Mobile weather station can measure how a person experiences heat

On Wednesday, the Valley experienced its hottest day of 2020 so far, with temperatures reaching 107°F (~41.66°C).

With triple-digit temperatures, cities built with concrete can create an urban heat island, which an make things even worse.

Meanwhile, researchers at Arizona State University say Marty, a mobile weather station that is the only one of its kind in the country, can measure how a person experiences heat.

"It can measure how a person experiences heat," said Ariane Middel, an Assistant Professor with the ASU School of Arts, Media and Engineering. "When you are outdoors and in the sun, you are much warmer than in the shade and direct sunlight is hitting you."

The weather station measuring temperature, the wind and radiation. Then Middel, who is Marty’s inventor, collects the data and relays the findings to the city, so they can create a better place for people to live.

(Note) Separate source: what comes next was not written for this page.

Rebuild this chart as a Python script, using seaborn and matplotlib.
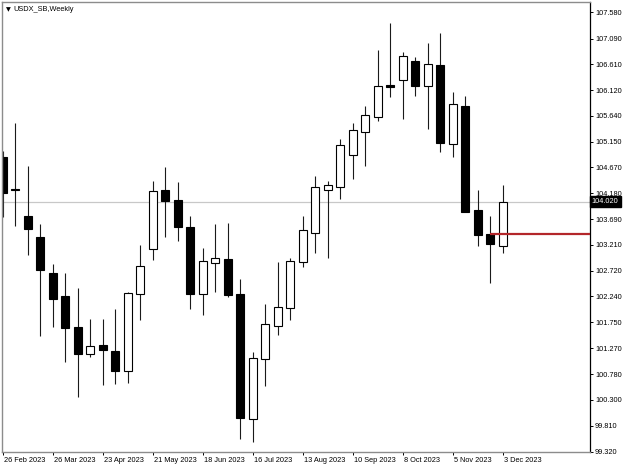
import numpy as np
import pandas as pd
import matplotlib
matplotlib.use("Agg")
import matplotlib.pyplot as plt
import matplotlib.transforms as mtransforms
import seaborn as sns

# ---------------- data ----------------
symbol_title = "USDX_SB,Weekly"
opens = [104.87, 104.25, 103.76, 103.36, 102.68, 102.25, 101.66, 101.15, 101.32, 101.21,
         100.84, 102.29, 103.14, 104.24, 104.05, 103.55, 102.28, 102.86, 102.95, 102.29,
         99.93, 101.07, 101.68, 102.02, 102.88, 103.43, 104.24, 104.30, 104.90, 105.34,
         105.61, 106.21, 106.31, 106.67, 106.20, 106.59, 105.10, 105.82, 103.86, 103.41,
         103.19]
highs = [104.98, 105.50, 104.70, 103.60, 102.85, 102.68, 102.39, 101.81, 101.81, 102.00,
         102.32, 103.21, 104.42, 104.67, 104.39, 103.75, 103.16, 103.60, 103.62, 102.57,
         101.20, 102.09, 102.88, 102.96, 103.75, 104.51, 104.41, 105.20, 105.50, 105.82,
         106.88, 107.38, 106.84, 106.74, 107.00, 107.19, 106.08, 106.00, 104.24, 103.76,
         104.33]
lows = [103.73, 103.57, 103.01, 101.50, 101.66, 101.01, 100.34, 101.10, 100.57, 100.59,
        100.61, 101.80, 102.93, 103.36, 103.28, 102.00, 101.89, 102.32, 102.23, 99.55,
        99.50, 100.56, 101.51, 101.80, 102.80, 103.06, 102.97, 104.07, 104.44, 104.70,
        105.54, 105.99, 105.57, 106.00, 105.39, 104.96, 104.87, 103.82, 103.19, 102.49,
        103.05]
closes = [104.18, 104.24, 103.50, 102.74, 102.20, 101.64, 101.16, 101.31, 101.24, 100.84,
          102.30, 102.82, 104.22, 104.04, 103.55, 102.29, 102.90, 102.96, 102.26, 99.95,
          101.08, 101.72, 102.04, 102.90, 103.49, 104.29, 104.33, 105.09, 105.37, 105.65,
          106.19, 106.17, 106.76, 106.20, 106.62, 105.12, 105.85, 103.83, 103.40, 103.22,
          104.02]
date_labels = ["26 Feb 2023", "26 Mar 2023", "23 Apr 2023", "21 May 2023", "18 Jun 2023",
               "16 Jul 2023", "13 Aug 2023", "10 Sep 2023", "8 Oct 2023", "5 Nov 2023",
               "3 Dec 2023"]
price_ticks = [107.580, 107.090, 106.610, 106.120, 105.640, 105.150, 104.670, 104.180,
               103.690, 103.210, 102.720, 102.240, 101.750, 101.270, 100.780, 100.300,
               99.810, 99.320]
current_price = 104.020
level_price = 103.41
level_start = 39

df = pd.DataFrame({"open": opens, "high": highs, "low": lows, "close": closes})
df["idx"] = np.arange(len(df))
df["up"] = df["close"] >= df["open"]

# ---------------- style ----------------
sns.set_theme(style="white")
plt.rcParams["font.family"] = ["Liberation Sans", "DejaVu Sans"]
FS = 5.3

fig = plt.figure(figsize=(6.25, 4.69), dpi=100)
fig.patch.set_facecolor("white")
ax = fig.add_axes([2 / 625, (469 - 451.7) / 469, (589.5 - 2) / 625, (451.7 - 2) / 469])
ax.set_facecolor("white")

# current price gray line
ax.axhline(current_price, color="#c8c8c8", lw=0.9, zorder=0)

# wicks
ax.vlines(df["idx"], df["low"], df["high"], color="#1a1a1a", lw=0.8, zorder=1)

# bodies
bw = 0.64
body_bottom = np.minimum(df["open"], df["close"])
body_h = np.maximum(np.abs(df["close"] - df["open"]), 0.012)
colors = np.where(df["up"], "white", "black")
ax.bar(df["idx"], body_h, bottom=body_bottom, width=bw, color=colors,
       edgecolor="black", linewidth=0.8, zorder=2)

# red level line
ax.hlines(level_price, level_start, 60, color="#b3262a", lw=1.6, zorder=3)

ax.set_xlim(-0.04, 46.94)
ax.set_ylim(99.32, 107.777)

# spines
for side in ["left", "top", "bottom"]:
    ax.spines[side].set_color("#8c8c8c")
    ax.spines[side].set_linewidth(1.0)
ax.spines["right"].set_color("black")
ax.spines["right"].set_linewidth(0.9)

# y axis on right
ax.yaxis.tick_right()
ax.set_yticks(price_ticks)
ax.set_yticklabels([f"{v:.3f}" for v in price_ticks], fontsize=FS, color="black")
ax.tick_params(axis="y", which="major", direction="out", length=2.5, width=0.7,
               color="black", pad=1.5, right=True, left=False)

# x axis ticks every 4 weeks
xt = list(range(0, len(df), 4))
ax.set_xticks(xt)
ax.set_xticklabels(date_labels, fontsize=FS, color="black", ha="left")
ax.tick_params(axis="x", which="major", direction="out", length=2.5, width=0.7,
               color="black", pad=1.5, bottom=True)
offset = mtransforms.ScaledTranslation(1 / 100, 0, fig.dpi_scale_trans)
for lab in ax.get_xticklabels():
    lab.set_transform(lab.get_transform() + offset)

ax.grid(False)

# current price tag
trans = mtransforms.blended_transform_factory(ax.transAxes, ax.transData)
ax.text(1.004, current_price, "104.020", transform=trans, fontsize=FS, color="white",
        ha="left", va="center", zorder=5,
        bbox=dict(boxstyle="square,pad=0.3", facecolor="black", edgecolor="black"),
        clip_on=False)

# title
ax.text(0.006, 0.988, "\u25BC", transform=ax.transAxes, fontsize=4.5, color="black",
        ha="left", va="top", family=["DejaVu Sans"])
ax.text(0.02, 0.992, symbol_title, transform=ax.transAxes, fontsize=FS, color="black",
        ha="left", va="top")

fig.savefig("out.png", dpi=100, facecolor="white")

"It is really important to make the outdoors more comfortable, so people can still go out and walk their dog and do stuff outdoors and stay active, but if it’s so hot, like this week, it is tough so to try and use design and urban forum to make it more comfortable, Outdoors," said Middel, who has also been Marty in Los Angeles to measure heat there.

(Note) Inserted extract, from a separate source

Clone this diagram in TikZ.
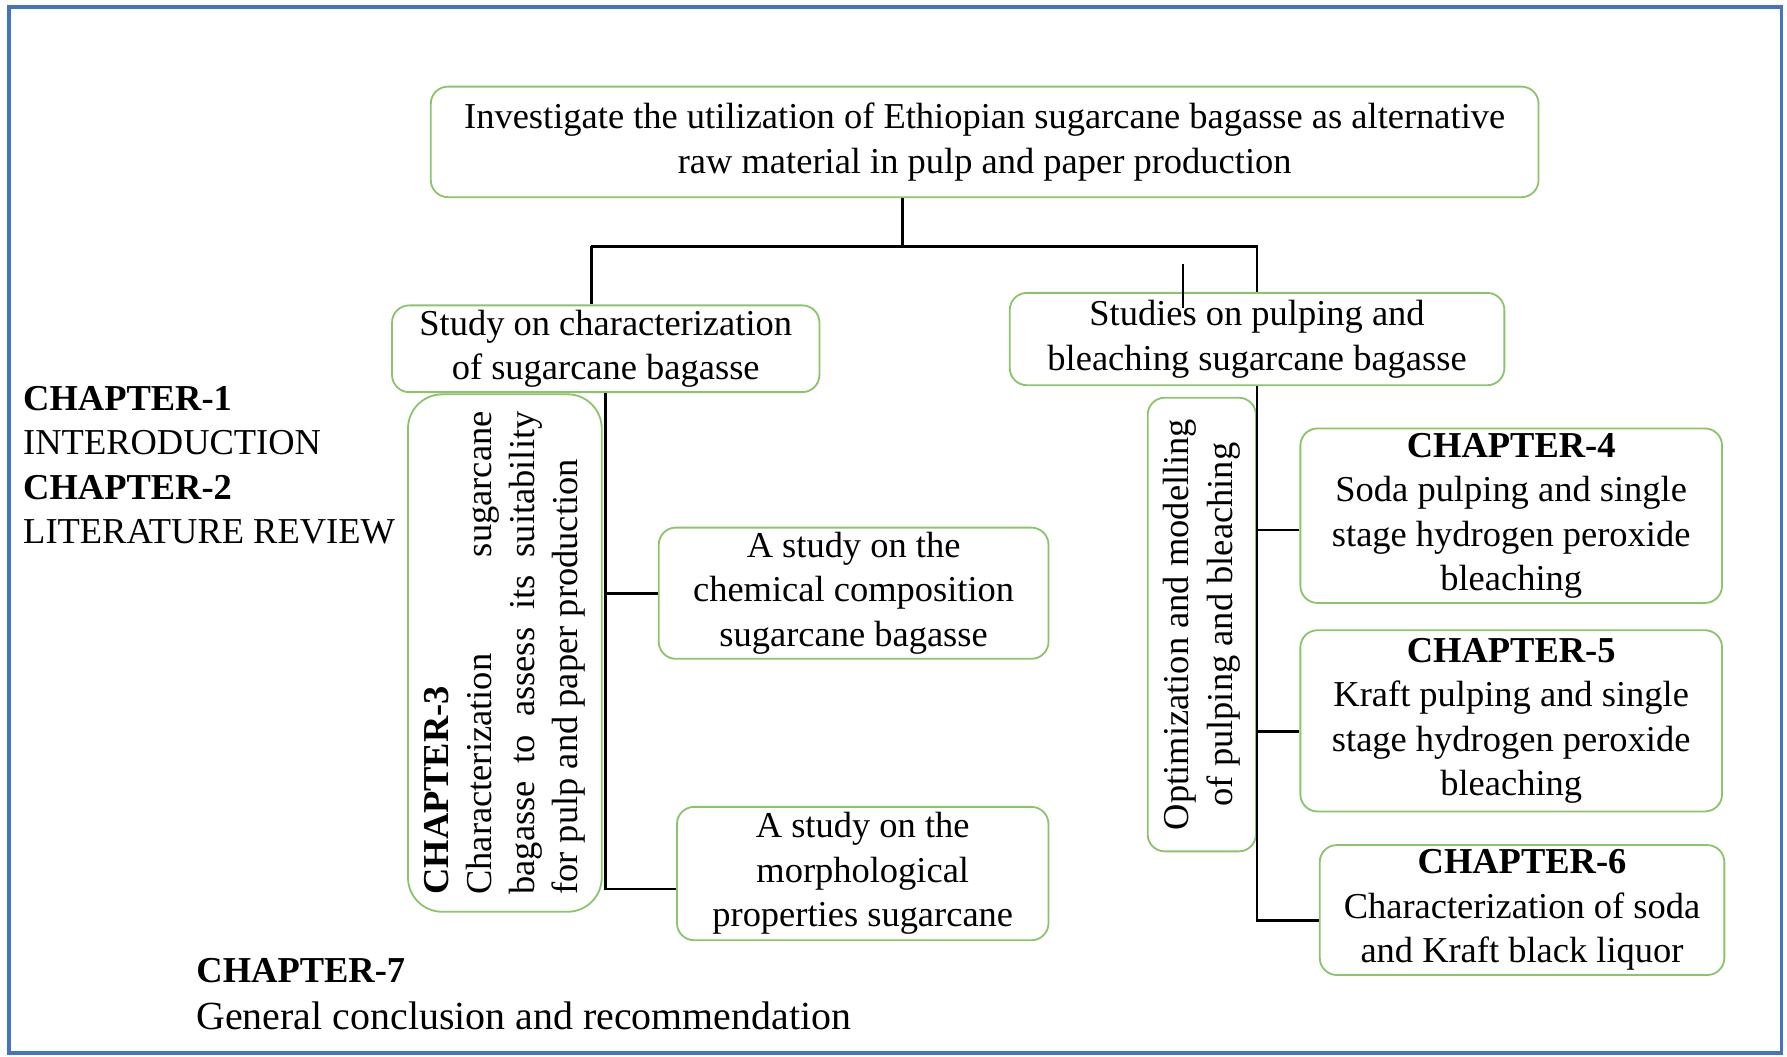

Kelly Turner, an assistant professor of urban planning at University of California, Los Angeles (UCLA), says Marty is helping their project's goal of cooling the city down.

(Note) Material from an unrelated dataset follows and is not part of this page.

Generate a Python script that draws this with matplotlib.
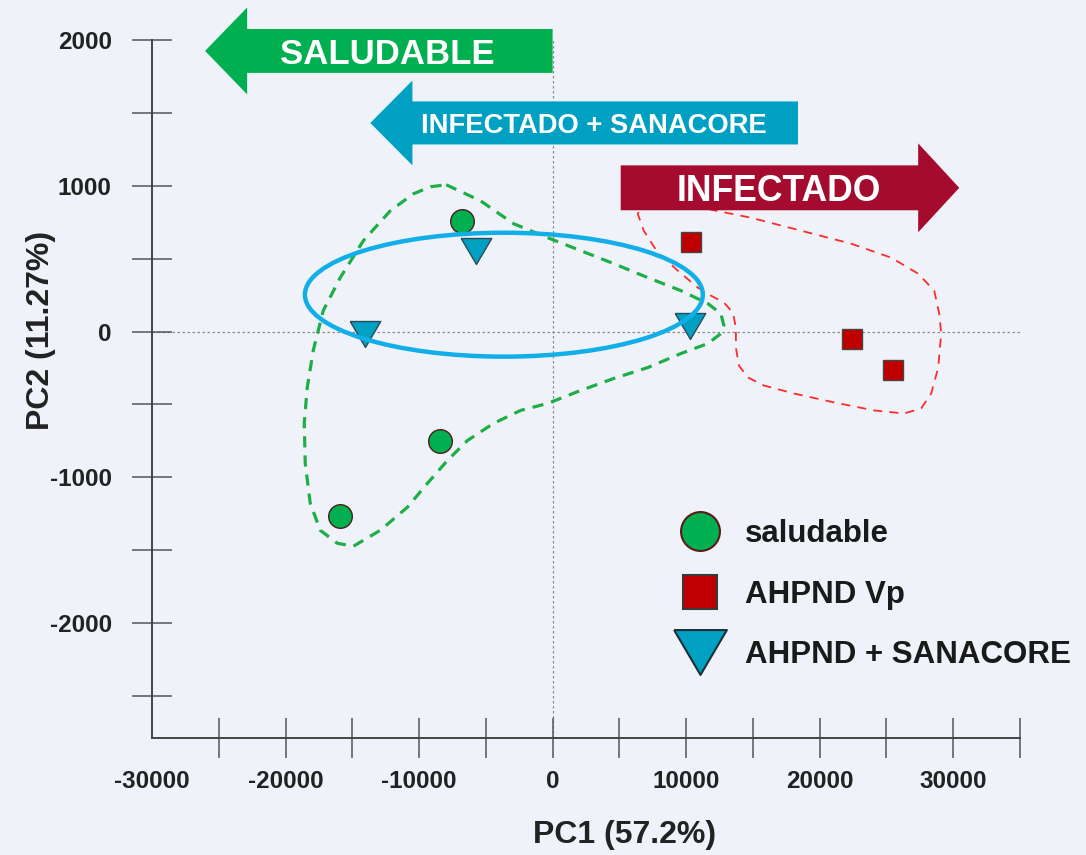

"The way most people would do it is take measurement of surface temperature, but Marty can take climatological factors and allow us to collect temperature and gives us an idea to how pedestrians feel heat rather than how the ground feels to the touch," said Turner.

They usually walk Marty around certain areas of the campus or in Tempe, and helps city leaders determine if there needs to be more shade and trees and where it needs to go.